Voting for Director Nominees in Contested Elections
ISS clarified that different factors may be used to evaluate director elections for proxy contests vs. proxy access. This revision gives ISS analytical latitude for evaluating candidates nominated through proxy access.
The above policy change should not have much, if any, impact in 2016. In light of an increasing number of companies adopting proxy access, ISS revised its policy framework to prepare for the increased possibility, although low probability, of a proxy access nomination.
On the more important issue of board responsiveness to majority supported shareholder proposals on proxy access, ISS policy updates were silent. While ISS has indicated that a company adopting a proxy access provision that allows nomination for up to 20% of the board and group limit of up to 20 shareholders would be seen as acceptable, its position on some of the other terms (like repeat nominee eligibility restrictions) is unclear. It is possible that ISS will provide further guidance on the types of proxy access terms it considers “overly restrictive” in its annual FAQ documents expected in mid-December.
Insufficient Executive Compensation Disclosure by Externally Managed Issuers
ISS added "Insufficient Executive Compensation Disclosure by Externally Managed Issuers (EMIs)" to its list of problematic pay practices.
Externally-managed issuers (EMIs) typically do not disclose any details about their compensation arrangements or payments made to executives by external managers. This addition makes clear that insufficient disclosure may result in an adverse recommendation for the advisory vote on executive compensation for EMIs.
This policy update affects a narrow universe of companies, typically the REITs.
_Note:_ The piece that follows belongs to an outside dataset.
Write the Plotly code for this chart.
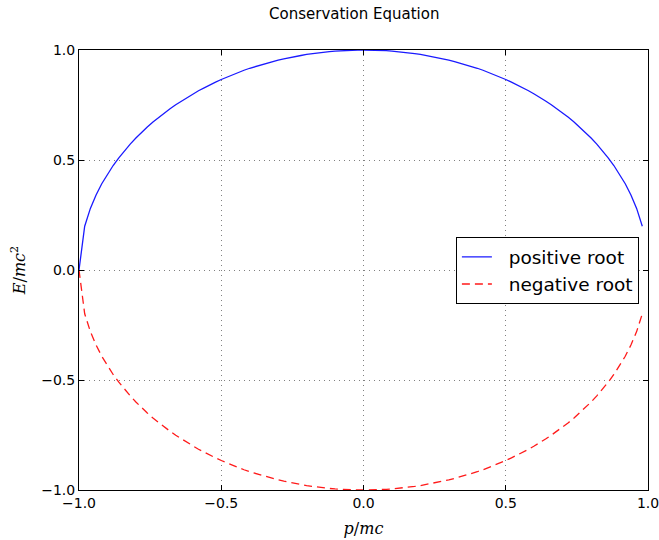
import plotly.graph_objects as go

# Momentum samples (p/mc) and the two energy roots (E/mc^2)
p_mc = [
    -1.00, -0.98, -0.96, -0.94, -0.92, -0.90, -0.88, -0.86, -0.84, -0.82,
    -0.80, -0.78, -0.76, -0.74, -0.72, -0.70, -0.68, -0.66, -0.64, -0.62,
    -0.60, -0.58, -0.56, -0.54, -0.52, -0.50, -0.48, -0.46, -0.44, -0.42,
    -0.40, -0.38, -0.36, -0.34, -0.32, -0.30, -0.28, -0.26, -0.24, -0.22,
    -0.20, -0.18, -0.16, -0.14, -0.12, -0.10, -0.08, -0.06, -0.04, -0.02,
    0.00, 0.02, 0.04, 0.06, 0.08, 0.10, 0.12, 0.14, 0.16, 0.18,
    0.20, 0.22, 0.24, 0.26, 0.28, 0.30, 0.32, 0.34, 0.36, 0.38,
    0.40, 0.42, 0.44, 0.46, 0.48, 0.50, 0.52, 0.54, 0.56, 0.58,
    0.60, 0.62, 0.64, 0.66, 0.68, 0.70, 0.72, 0.74, 0.76, 0.78,
    0.80, 0.82, 0.84, 0.86, 0.88, 0.90, 0.92, 0.94, 0.96, 0.98,
]

positive_root = [
    0.000, 0.199, 0.280, 0.341, 0.392, 0.436, 0.475, 0.510, 0.543, 0.572,
    0.600, 0.626, 0.650, 0.673, 0.694, 0.714, 0.733, 0.751, 0.768, 0.785,
    0.800, 0.815, 0.828, 0.842, 0.854, 0.866, 0.877, 0.888, 0.898, 0.908,
    0.917, 0.925, 0.933, 0.940, 0.947, 0.954, 0.960, 0.966, 0.971, 0.975,
    0.980, 0.984, 0.987, 0.990, 0.993, 0.995, 0.997, 0.998, 0.999, 1.000,
    1.000, 1.000, 0.999, 0.998, 0.997, 0.995, 0.993, 0.990, 0.987, 0.984,
    0.980, 0.975, 0.971, 0.966, 0.960, 0.954, 0.947, 0.940, 0.933, 0.925,
    0.917, 0.908, 0.898, 0.888, 0.877, 0.866, 0.854, 0.842, 0.828, 0.815,
    0.800, 0.785, 0.768, 0.751, 0.733, 0.714, 0.694, 0.673, 0.650, 0.626,
    0.600, 0.572, 0.543, 0.510, 0.475, 0.436, 0.392, 0.341, 0.280, 0.199,
]

negative_root = [
    -0.000, -0.199, -0.280, -0.341, -0.392, -0.436, -0.475, -0.510, -0.543, -0.572,
    -0.600, -0.626, -0.650, -0.673, -0.694, -0.714, -0.733, -0.751, -0.768, -0.785,
    -0.800, -0.815, -0.828, -0.842, -0.854, -0.866, -0.877, -0.888, -0.898, -0.908,
    -0.917, -0.925, -0.933, -0.940, -0.947, -0.954, -0.960, -0.966, -0.971, -0.975,
    -0.980, -0.984, -0.987, -0.990, -0.993, -0.995, -0.997, -0.998, -0.999, -1.000,
    -1.000, -1.000, -0.999, -0.998, -0.997, -0.995, -0.993, -0.990, -0.987, -0.984,
    -0.980, -0.975, -0.971, -0.966, -0.960, -0.954, -0.947, -0.940, -0.933, -0.925,
    -0.917, -0.908, -0.898, -0.888, -0.877, -0.866, -0.854, -0.842, -0.828, -0.815,
    -0.800, -0.785, -0.768, -0.751, -0.733, -0.714, -0.694, -0.673, -0.650, -0.626,
    -0.600, -0.572, -0.543, -0.510, -0.475, -0.436, -0.392, -0.341, -0.280, -0.199,
]

tick_vals = [-1.0, -0.5, 0.0, 0.5, 1.0]
tick_text = ["\u22121.0", "\u22120.5", "0.0", "0.5", "1.0"]

# Non-breaking spaces open a gap between each legend line sample and its label
LEGEND_PAD = "\u00a0\u00a0"

fig = go.Figure()
fig.add_trace(go.Scatter(
    x=p_mc, y=positive_root, mode="lines", name=LEGEND_PAD + "positive root",
    line=dict(color="#1a1aff", width=1.3),
))
fig.add_trace(go.Scatter(
    x=p_mc, y=negative_root, mode="lines", name=LEGEND_PAD + "negative root",
    line=dict(color="#ff1a1a", width=1.3, dash="8px,5px"),
))

axis_common = dict(
    tickvals=tick_vals, ticktext=tick_text,
    showline=True, linecolor="black", linewidth=1, mirror="allticks",
    ticks="inside", ticklen=5, tickcolor="black", tickwidth=1,
    showgrid=True, gridcolor="#808080", gridwidth=1, griddash="1px,4px",
    zeroline=False, automargin=False, ticklabeloverflow="allow",
    tickfont=dict(family="DejaVu Sans", size=14, color="black"),
)

fig.update_layout(
    width=659, height=540,
    margin=dict(l=79, r=11, t=50, b=50),
    paper_bgcolor="white", plot_bgcolor="white",
    title=dict(
        text="Conservation Equation", x=0.5375, xanchor="center",
        y=0.975, yanchor="middle",
        font=dict(family="DejaVu Sans", size=15, color="black"),
    ),
    xaxis=dict(
        range=[-1.0, 1.0],
        title=dict(text="<i>p</i>/<i>mc</i>", standoff=13,
                   font=dict(family="DejaVu Serif", size=16, color="black")),
        **axis_common,
    ),
    yaxis=dict(
        range=[-1.0, 1.0],
        title=dict(text="<i>E</i>/<i>mc</i><sup>2</sup>", standoff=11,
                   font=dict(family="DejaVu Serif", size=16, color="black")),
        **axis_common,
    ),
    legend=dict(
        x=0.984, y=0.574, xanchor="right", yanchor="top",
        bgcolor="white", bordercolor="black", borderwidth=1,
        font=dict(family="DejaVu Sans", size=18.5, color="black"),
        itemwidth=30,
    ),
)

fig.write_html("out.html")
According to ISS, there are approximately 60 EMIs in the U.S. and in most cases these companies provide limited or no disclosure on executive compensation arrangements with the external manager. Such companies should consider providing in sufficient detail the compensation arrangements and payments made to executives on behalf of the external manager. If a company is unable to provide such disclosure, it should consider analyzing with the help of its proxy solicitor the impact of a negative ISS recommendation. The companies should also consider engaging in a shareholder outreach campaign to engage and build support with its investor base.
In addition to the above policy updates on issues of management proposals, ISS made some minor changes to a few shareholder proposals that are likely to have minimal impact. All except one relate to “Environmental and Social” issues and are briefly summarized below.
Compensation: Adopt holding periods
ISS is streamlined and clarified its holding period shareholder proposal policy. It also broadened it to encompass executive equity retention proposals more generally, eliminating the need for a separate policy covering proposals seeking retention of 75% of net shares.
ISS added to this policy to encompass proposals seeking a report on animal welfare risks and controversies that might arise from them - instead of just a report on a company’s animal welfare standards. ISS also expanded the policy to cover the issuer’s suppliers.
Pharmaceutical pricing, access to medicines, and prescription drug reimportation
ISS added regulatory risk exposure as a factor to its policy guidelines and will also now consider “recent significant controversies, litigation, or fines at the company" in its evaluation.
Climate change / greenhouse gas (GHG) emissions
ISS specified that “financial, physical, or regulatory risks" are the types of risks that can result from climate change that will be evaluated in issuers’ climate change disclosures.